The window depicts a ship arriving
from Scotland to land at Carrickfergus which is represented by the Norman
Castle built there in the 11th century.
Rosemary Street Windows
On the second floor landing are
windows from the old Rosemary Street Congregation in Belfast.
It was one of the historic
Presbyterian Churches in Belfast sited at Rosemary Street, just off Royal
Avenue in front of the City Hall. The church building was destroyed in the
Blitz of 1942 and the the stain glass windows in the church were presented
to Church House. The Rosemary congregation moved to a new site in north
Belfast where it is today.
In 1840 the Presbyterian Church in
Ireland as we know it today came into being with the establishment of the
General Assembly. One of its first actions was to commission two people
for work overseas and ever since this has been an important aspect of the
witness of the church.
On the first floor is a memorial
chapel dedicated to the memory and work Presbyterian Missionaries who have
taken the good news of Jesus to may other countries including China, North
India, Nepal, Jamaica and Brazil.
Today the Presbyterian Church has
some 50 overseas staff working alongside 22 partner churches around the
Another notable feature within
Church House on the third floor landing is a Wall Hanging measuring some
5m x 2m. This was presented to Church House by the Young Women's Groups of
the Church in commemoration of the 350th anniversary of Presbyterianism in
Ireland. It is composed of 21 individual tapestries representing visually
the attributes of the 21 presbyteries (geographical areas) into which the
Presbyterian Church in Ireland is sub-divided.
Followings its refurbishment in 1992
Church House also functions as a commercial conference centre, The Spires.
The city centre location close to major hotels makes it an ideal
conference location.
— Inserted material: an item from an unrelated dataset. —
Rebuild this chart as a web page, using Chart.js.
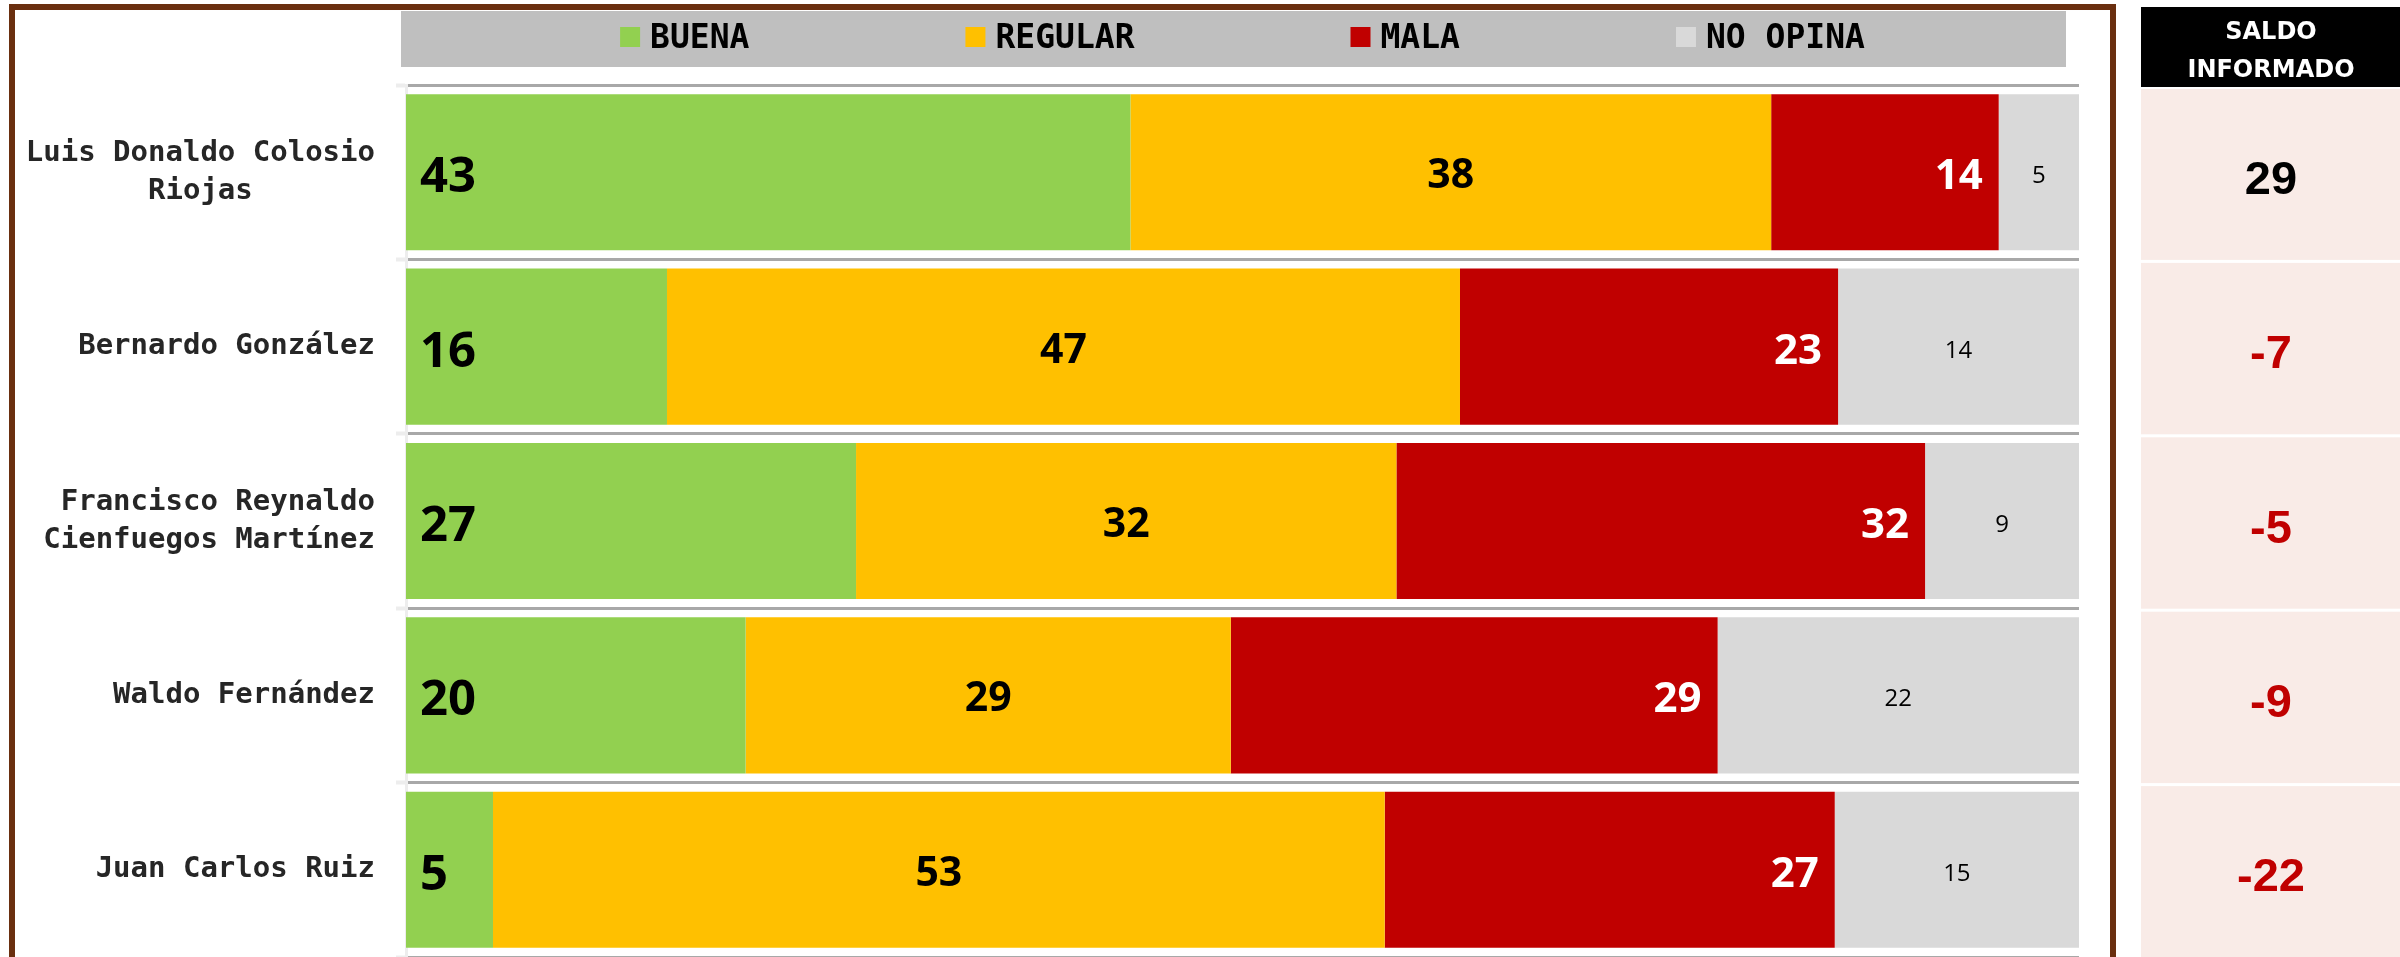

In recent years it has hosted such major events as
the International Housing Conference, Tom Peters Business Seminar and the
European Union Women's Conference, May 1998.
The Assembly Hall
The Assembly Hall is a large oval
shaped conference hall with an all round gallery and seats 1,300 people.
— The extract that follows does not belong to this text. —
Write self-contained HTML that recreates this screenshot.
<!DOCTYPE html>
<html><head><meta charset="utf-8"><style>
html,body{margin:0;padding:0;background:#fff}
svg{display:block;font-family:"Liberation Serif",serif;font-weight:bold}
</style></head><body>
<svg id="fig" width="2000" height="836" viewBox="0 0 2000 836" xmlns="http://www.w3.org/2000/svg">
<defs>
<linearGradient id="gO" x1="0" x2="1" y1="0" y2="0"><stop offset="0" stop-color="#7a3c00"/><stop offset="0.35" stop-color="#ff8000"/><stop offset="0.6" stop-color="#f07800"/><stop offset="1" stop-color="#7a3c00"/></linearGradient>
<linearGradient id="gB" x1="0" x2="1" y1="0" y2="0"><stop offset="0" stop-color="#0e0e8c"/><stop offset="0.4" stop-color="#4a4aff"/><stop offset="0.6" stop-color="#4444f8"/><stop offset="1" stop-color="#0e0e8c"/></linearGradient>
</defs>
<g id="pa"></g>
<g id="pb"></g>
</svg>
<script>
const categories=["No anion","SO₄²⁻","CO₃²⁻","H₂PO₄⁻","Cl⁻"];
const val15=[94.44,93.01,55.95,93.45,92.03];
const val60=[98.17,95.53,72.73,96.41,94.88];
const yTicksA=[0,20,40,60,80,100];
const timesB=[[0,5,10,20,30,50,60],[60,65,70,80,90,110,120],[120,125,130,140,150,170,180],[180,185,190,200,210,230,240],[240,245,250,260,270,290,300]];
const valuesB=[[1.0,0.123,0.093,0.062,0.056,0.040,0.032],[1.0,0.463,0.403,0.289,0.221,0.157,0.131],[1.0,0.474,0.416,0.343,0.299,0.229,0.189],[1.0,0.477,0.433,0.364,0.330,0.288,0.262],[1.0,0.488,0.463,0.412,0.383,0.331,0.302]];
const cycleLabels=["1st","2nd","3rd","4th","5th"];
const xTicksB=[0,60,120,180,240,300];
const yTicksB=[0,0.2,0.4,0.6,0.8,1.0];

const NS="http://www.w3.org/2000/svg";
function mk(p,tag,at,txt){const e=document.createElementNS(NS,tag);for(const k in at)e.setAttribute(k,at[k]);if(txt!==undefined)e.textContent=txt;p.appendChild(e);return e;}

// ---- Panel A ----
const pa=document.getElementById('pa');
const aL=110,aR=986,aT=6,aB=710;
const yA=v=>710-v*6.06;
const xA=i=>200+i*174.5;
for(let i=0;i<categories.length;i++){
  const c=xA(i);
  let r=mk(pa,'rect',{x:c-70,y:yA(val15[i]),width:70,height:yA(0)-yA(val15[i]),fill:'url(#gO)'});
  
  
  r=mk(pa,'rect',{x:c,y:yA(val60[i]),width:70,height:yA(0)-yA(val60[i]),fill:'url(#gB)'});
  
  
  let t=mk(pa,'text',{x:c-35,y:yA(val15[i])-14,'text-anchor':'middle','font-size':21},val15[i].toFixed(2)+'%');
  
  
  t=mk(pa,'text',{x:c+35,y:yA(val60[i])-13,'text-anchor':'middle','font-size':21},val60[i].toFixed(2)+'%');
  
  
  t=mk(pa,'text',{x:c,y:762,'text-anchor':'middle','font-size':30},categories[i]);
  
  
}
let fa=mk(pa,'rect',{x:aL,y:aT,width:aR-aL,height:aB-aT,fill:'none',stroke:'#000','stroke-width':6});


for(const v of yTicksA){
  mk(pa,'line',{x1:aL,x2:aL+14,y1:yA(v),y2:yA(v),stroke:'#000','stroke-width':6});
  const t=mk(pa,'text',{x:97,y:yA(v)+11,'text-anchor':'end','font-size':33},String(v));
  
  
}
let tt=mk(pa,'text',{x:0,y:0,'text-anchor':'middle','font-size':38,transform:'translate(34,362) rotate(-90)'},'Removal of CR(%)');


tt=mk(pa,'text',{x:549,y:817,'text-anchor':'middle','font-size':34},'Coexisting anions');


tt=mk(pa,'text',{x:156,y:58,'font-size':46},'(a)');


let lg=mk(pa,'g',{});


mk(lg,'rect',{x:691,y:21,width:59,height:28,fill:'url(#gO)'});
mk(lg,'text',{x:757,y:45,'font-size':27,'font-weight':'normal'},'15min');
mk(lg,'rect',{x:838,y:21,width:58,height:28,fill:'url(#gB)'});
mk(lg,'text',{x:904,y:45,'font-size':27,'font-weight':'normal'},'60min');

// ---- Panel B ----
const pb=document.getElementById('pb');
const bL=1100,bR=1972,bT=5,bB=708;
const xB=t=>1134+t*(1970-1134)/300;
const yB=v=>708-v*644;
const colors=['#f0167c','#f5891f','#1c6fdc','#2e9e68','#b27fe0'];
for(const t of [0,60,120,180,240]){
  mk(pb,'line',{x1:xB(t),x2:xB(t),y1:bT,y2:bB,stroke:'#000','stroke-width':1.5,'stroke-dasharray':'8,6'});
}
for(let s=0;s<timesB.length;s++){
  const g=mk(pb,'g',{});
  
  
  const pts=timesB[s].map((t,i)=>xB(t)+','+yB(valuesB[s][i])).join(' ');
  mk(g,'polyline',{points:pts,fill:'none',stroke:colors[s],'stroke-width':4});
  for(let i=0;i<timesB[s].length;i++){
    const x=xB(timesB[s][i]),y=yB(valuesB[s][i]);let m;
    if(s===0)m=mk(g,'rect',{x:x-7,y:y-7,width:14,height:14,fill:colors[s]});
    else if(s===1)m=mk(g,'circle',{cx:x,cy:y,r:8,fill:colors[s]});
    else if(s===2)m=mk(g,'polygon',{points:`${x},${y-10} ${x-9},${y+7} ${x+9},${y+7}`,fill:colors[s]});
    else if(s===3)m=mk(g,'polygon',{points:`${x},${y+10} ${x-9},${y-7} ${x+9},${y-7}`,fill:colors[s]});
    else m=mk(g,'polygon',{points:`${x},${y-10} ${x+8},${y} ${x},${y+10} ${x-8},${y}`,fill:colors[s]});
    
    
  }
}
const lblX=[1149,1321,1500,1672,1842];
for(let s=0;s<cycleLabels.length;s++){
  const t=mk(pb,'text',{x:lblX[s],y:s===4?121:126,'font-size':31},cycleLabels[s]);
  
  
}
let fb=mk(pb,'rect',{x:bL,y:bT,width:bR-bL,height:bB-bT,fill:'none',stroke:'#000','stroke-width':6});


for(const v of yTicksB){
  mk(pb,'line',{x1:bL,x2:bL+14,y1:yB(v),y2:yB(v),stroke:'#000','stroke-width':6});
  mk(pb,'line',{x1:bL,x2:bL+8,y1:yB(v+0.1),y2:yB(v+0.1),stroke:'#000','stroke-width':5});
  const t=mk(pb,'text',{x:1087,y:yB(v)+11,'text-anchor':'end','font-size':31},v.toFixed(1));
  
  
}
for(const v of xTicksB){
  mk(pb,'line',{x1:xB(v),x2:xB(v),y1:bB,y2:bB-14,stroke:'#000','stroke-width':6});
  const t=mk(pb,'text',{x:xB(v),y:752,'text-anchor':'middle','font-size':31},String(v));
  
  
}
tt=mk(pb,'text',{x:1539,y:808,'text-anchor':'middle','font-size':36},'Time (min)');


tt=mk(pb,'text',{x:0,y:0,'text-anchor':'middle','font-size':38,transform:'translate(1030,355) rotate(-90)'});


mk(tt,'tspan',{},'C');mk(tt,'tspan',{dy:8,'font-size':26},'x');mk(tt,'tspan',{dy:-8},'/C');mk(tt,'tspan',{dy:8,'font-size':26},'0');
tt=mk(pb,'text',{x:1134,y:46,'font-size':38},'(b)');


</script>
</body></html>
It is illuminated by a huge glass
skylight which is now illuminated artificially so that it can be
appreciated at anytime.
At either side of the organ loft at
the front of the auditorium are two stain glass windows. The one on the
left depicts four of Jesus Parables; The Prodigal Son, The Wise Virgins,
The Talents and the Good Samaritan. The window on the right tells the
story of Moses, from his being found in the bulrushes, meeting with God at
the burning bush, receiving the Ten Commandments and becoming the leader
of the children of Israel. The Burning Bush is the symbol used to
represent the Presbyterian Church.
It should be noted that these
windows were removed for safe keeping at the height of the terrorist
bombing of Belfast and were only replaced in 1992.
On the right at the front of the
Assembly hall is a plaque unveiled by Diana, Princess of Wales on the
occasion of her visit to Church House on June 29, 1992.